WHAT YOU WILL DO: Leaving the pictures aside, transcribe every line below exactly.

DATA EXCERPT:
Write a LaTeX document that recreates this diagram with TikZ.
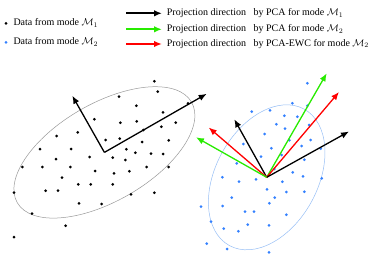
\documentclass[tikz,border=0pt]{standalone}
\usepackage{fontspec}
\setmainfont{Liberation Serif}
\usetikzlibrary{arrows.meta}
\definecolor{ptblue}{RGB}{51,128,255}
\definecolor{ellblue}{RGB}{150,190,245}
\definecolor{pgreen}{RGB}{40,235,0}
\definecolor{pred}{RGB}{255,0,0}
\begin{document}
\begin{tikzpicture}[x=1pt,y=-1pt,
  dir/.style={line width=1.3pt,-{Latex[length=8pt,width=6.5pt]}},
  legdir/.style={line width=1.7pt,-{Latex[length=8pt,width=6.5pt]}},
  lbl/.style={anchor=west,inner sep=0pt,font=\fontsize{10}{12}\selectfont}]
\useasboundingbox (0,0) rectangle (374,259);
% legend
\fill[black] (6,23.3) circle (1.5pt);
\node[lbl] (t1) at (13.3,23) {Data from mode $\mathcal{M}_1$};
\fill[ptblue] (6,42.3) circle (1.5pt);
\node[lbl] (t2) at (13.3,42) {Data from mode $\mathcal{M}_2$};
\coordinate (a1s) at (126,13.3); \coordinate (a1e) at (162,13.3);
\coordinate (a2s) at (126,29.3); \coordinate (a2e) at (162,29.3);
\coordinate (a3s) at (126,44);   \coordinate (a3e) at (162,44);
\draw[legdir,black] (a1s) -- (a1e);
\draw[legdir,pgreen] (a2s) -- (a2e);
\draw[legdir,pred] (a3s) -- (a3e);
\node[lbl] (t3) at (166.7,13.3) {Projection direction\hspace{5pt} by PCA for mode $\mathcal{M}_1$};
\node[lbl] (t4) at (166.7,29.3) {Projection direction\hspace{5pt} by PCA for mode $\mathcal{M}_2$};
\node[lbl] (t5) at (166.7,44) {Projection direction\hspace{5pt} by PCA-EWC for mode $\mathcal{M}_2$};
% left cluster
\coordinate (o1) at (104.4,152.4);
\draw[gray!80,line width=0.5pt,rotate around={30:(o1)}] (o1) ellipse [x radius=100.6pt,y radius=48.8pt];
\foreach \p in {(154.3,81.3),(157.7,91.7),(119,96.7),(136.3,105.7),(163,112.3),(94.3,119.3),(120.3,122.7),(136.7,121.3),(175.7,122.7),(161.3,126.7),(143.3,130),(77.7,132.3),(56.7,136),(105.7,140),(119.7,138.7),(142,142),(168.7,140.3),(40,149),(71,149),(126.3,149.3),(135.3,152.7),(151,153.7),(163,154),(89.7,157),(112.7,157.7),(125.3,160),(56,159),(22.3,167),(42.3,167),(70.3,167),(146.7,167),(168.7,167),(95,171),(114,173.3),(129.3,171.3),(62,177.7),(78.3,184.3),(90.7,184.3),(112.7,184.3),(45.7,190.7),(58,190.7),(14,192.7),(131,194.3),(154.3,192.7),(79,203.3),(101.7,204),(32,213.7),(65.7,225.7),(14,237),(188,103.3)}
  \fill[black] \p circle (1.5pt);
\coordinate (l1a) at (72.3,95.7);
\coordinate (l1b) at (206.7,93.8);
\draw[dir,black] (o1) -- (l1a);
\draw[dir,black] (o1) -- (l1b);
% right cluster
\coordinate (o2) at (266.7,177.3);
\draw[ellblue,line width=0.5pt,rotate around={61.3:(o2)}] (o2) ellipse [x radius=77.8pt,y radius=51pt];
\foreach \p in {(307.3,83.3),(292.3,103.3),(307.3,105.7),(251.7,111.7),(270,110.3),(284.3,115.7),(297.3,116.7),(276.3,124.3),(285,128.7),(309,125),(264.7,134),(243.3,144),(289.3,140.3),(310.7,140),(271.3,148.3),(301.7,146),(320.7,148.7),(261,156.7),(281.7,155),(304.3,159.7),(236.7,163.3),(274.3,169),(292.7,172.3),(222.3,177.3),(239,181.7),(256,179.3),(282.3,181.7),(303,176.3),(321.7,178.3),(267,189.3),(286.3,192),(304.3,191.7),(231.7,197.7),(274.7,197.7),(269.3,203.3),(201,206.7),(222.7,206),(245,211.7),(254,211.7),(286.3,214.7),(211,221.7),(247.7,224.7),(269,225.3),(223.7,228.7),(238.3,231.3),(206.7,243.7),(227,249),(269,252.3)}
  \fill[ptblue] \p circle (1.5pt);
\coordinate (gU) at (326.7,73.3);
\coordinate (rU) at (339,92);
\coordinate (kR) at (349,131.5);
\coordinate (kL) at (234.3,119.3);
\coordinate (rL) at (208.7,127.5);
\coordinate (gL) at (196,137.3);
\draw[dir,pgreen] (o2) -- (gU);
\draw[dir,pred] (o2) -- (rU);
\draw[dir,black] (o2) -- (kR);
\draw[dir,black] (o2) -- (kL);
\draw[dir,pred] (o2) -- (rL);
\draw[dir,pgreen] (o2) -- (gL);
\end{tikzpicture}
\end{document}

COMPLETED EXERCISE:
Write a LaTeX document that recreates this diagram with TikZ.
\documentclass[tikz,border=0pt]{standalone}
\usepackage{fontspec}
\setmainfont{Liberation Serif}
\usetikzlibrary{arrows.meta}
\definecolor{ptblue}{RGB}{51,128,255}
\definecolor{ellblue}{RGB}{150,190,245}
\definecolor{pgreen}{RGB}{40,235,0}
\definecolor{pred}{RGB}{255,0,0}
\begin{document}
\begin{tikzpicture}[x=1pt,y=-1pt,
  dir/.style={line width=1.3pt,-{Latex[length=8pt,width=6.5pt]}},
  legdir/.style={line width=1.7pt,-{Latex[length=8pt,width=6.5pt]}},
  lbl/.style={anchor=west,inner sep=0pt,font=\fontsize{10}{12}\selectfont}]
\useasboundingbox (0,0) rectangle (374,259);
% legend
\fill[black] (6,23.3) circle (1.5pt);
\node[lbl] (t1) at (13.3,23) {Data from mode $\mathcal{M}_1$};
\fill[ptblue] (6,42.3) circle (1.5pt);
\node[lbl] (t2) at (13.3,42) {Data from mode $\mathcal{M}_2$};
\coordinate (a1s) at (126,13.3); \coordinate (a1e) at (162,13.3);
\coordinate (a2s) at (126,29.3); \coordinate (a2e) at (162,29.3);
\coordinate (a3s) at (126,44);   \coordinate (a3e) at (162,44);
\draw[legdir,black] (a1s) -- (a1e);
\draw[legdir,pgreen] (a2s) -- (a2e);
\draw[legdir,pred] (a3s) -- (a3e);
\node[lbl] (t3) at (166.7,13.3) {Projection direction\hspace{5pt} by PCA for mode $\mathcal{M}_1$};
\node[lbl] (t4) at (166.7,29.3) {Projection direction\hspace{5pt} by PCA for mode $\mathcal{M}_2$};
\node[lbl] (t5) at (166.7,44) {Projection direction\hspace{5pt} by PCA-EWC for mode $\mathcal{M}_2$};
% left cluster
\coordinate (o1) at (104.4,152.4);
\draw[gray!80,line width=0.5pt,rotate around={30:(o1)}] (o1) ellipse [x radius=100.6pt,y radius=48.8pt];
\foreach \p in {(154.3,81.3),(157.7,91.7),(119,96.7),(136.3,105.7),(163,112.3),(94.3,119.3),(120.3,122.7),(136.7,121.3),(175.7,122.7),(161.3,126.7),(143.3,130),(77.7,132.3),(56.7,136),(105.7,140),(119.7,138.7),(142,142),(168.7,140.3),(40,149),(71,149),(126.3,149.3),(135.3,152.7),(151,153.7),(163,154),(89.7,157),(112.7,157.7),(125.3,160),(56,159),(22.3,167),(42.3,167),(70.3,167),(146.7,167),(168.7,167),(95,171),(114,173.3),(129.3,171.3),(62,177.7),(78.3,184.3),(90.7,184.3),(112.7,184.3),(45.7,190.7),(58,190.7),(14,192.7),(131,194.3),(154.3,192.7),(79,203.3),(101.7,204),(32,213.7),(65.7,225.7),(14,237),(188,103.3)}
  \fill[black] \p circle (1.5pt);
\coordinate (l1a) at (72.3,95.7);
\coordinate (l1b) at (206.7,93.8);
\draw[dir,black] (o1) -- (l1a);
\draw[dir,black] (o1) -- (l1b);
% right cluster
\coordinate (o2) at (266.7,177.3);
\draw[ellblue,line width=0.5pt,rotate around={61.3:(o2)}] (o2) ellipse [x radius=77.8pt,y radius=51pt];
\foreach \p in {(307.3,83.3),(292.3,103.3),(307.3,105.7),(251.7,111.7),(270,110.3),(284.3,115.7),(297.3,116.7),(276.3,124.3),(285,128.7),(309,125),(264.7,134),(243.3,144),(289.3,140.3),(310.7,140),(271.3,148.3),(301.7,146),(320.7,148.7),(261,156.7),(281.7,155),(304.3,159.7),(236.7,163.3),(274.3,169),(292.7,172.3),(222.3,177.3),(239,181.7),(256,179.3),(282.3,181.7),(303,176.3),(321.7,178.3),(267,189.3),(286.3,192),(304.3,191.7),(231.7,197.7),(274.7,197.7),(269.3,203.3),(201,206.7),(222.7,206),(245,211.7),(254,211.7),(286.3,214.7),(211,221.7),(247.7,224.7),(269,225.3),(223.7,228.7),(238.3,231.3),(206.7,243.7),(227,249),(269,252.3)}
  \fill[ptblue] \p circle (1.5pt);
\coordinate (gU) at (326.7,73.3);
\coordinate (rU) at (339,92);
\coordinate (kR) at (349,131.5);
\coordinate (kL) at (234.3,119.3);
\coordinate (rL) at (208.7,127.5);
\coordinate (gL) at (196,137.3);
\draw[dir,pgreen] (o2) -- (gU);
\draw[dir,pred] (o2) -- (rU);
\draw[dir,black] (o2) -- (kR);
\draw[dir,black] (o2) -- (kL);
\draw[dir,pred] (o2) -- (rL);
\draw[dir,pgreen] (o2) -- (gL);
\end{tikzpicture}
\end{document}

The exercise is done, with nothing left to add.